To the extent these factors are not met, and especially if it appears they could be, a bitter taste is left in the mouth. To rudely discover, for example, under the new Metro schedules that there are nine bus services going up the Papanui Road corridor during the hour 6pm-7pm week nights but despite this, a  seemingly very generous level of service, people coming from work, working late or after work drinks or functions at 6.39pm still have a twenty minute wait to the next service at 6.59pm, is indeed a sour lemon to suck upon. By my calculation, despite the fact that Environment Canterbury is employing, conservatively, $3 million dollars in capital equipment during that hour, bizarrely it is still unable to achieve a reasonable and even spread of services, so that workers can trust there will be a bus as needed, logically every 8 minutes or less.  How can people respect public transport when they get dished up a bowl of apples with rotten fruit in the middle?

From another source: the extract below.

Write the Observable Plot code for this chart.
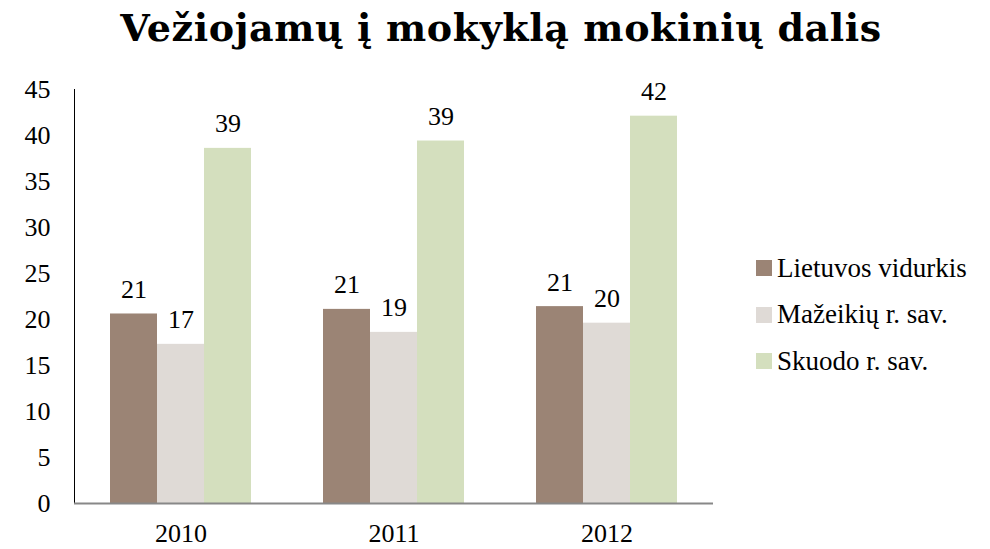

Millions of dollars are poured into everything except the product itself - getting schedules organised to a more sophisticated and intelligent level!  The difference between waiting 3 minutes for a bus and 12 minutes is significant; between 10 minutes and 20 minutes very big indeed [suggestion; policy makers, bus operators or planners can test  this easily - wait the times described beside your car door next before you drive off!]. D-Day was the greatest invasion in history but it was a battle won by millions of minutae of getting organisation right, of fighting metre by metre across beach, field and hedgerow. The battle of public transport is fought not  just in grand visions, big projects, flasher buses etc  but in precise minutes, frequency, consistency and reliability. Every little bit is a step forward. Every minute shaved of waiting or journey time is an exponential step towards making public transport a major attractive player in city life; in protecting our prosperity come fuel rises; in trying to modify the effects of global warming, already far beyond anything originally predicted.  The battle for good public transport includes the industry setting bench marks and quality control mechanisms and evaluative filters in place to ensure that stupid anomalies like the disjointed break above do not occur. Nor could the running of bus services to South Christchurch (Beckenham shops, Thorrington, Cashmere Hills, Takahe/Victoria Park areas) on Saturday night and Sundays at virtually simultaneous departure times occur.
When the consumer comes first in transport planner thinking - and every trip is precious, maximised for benefits  - when the fruiterer takes care of every bit of fruit on sale -  running two different routes simultaneously. and in what is de facto an hourly pattern, would and should rightly be booed of the stage, with the rotten fruit coming thick and fast!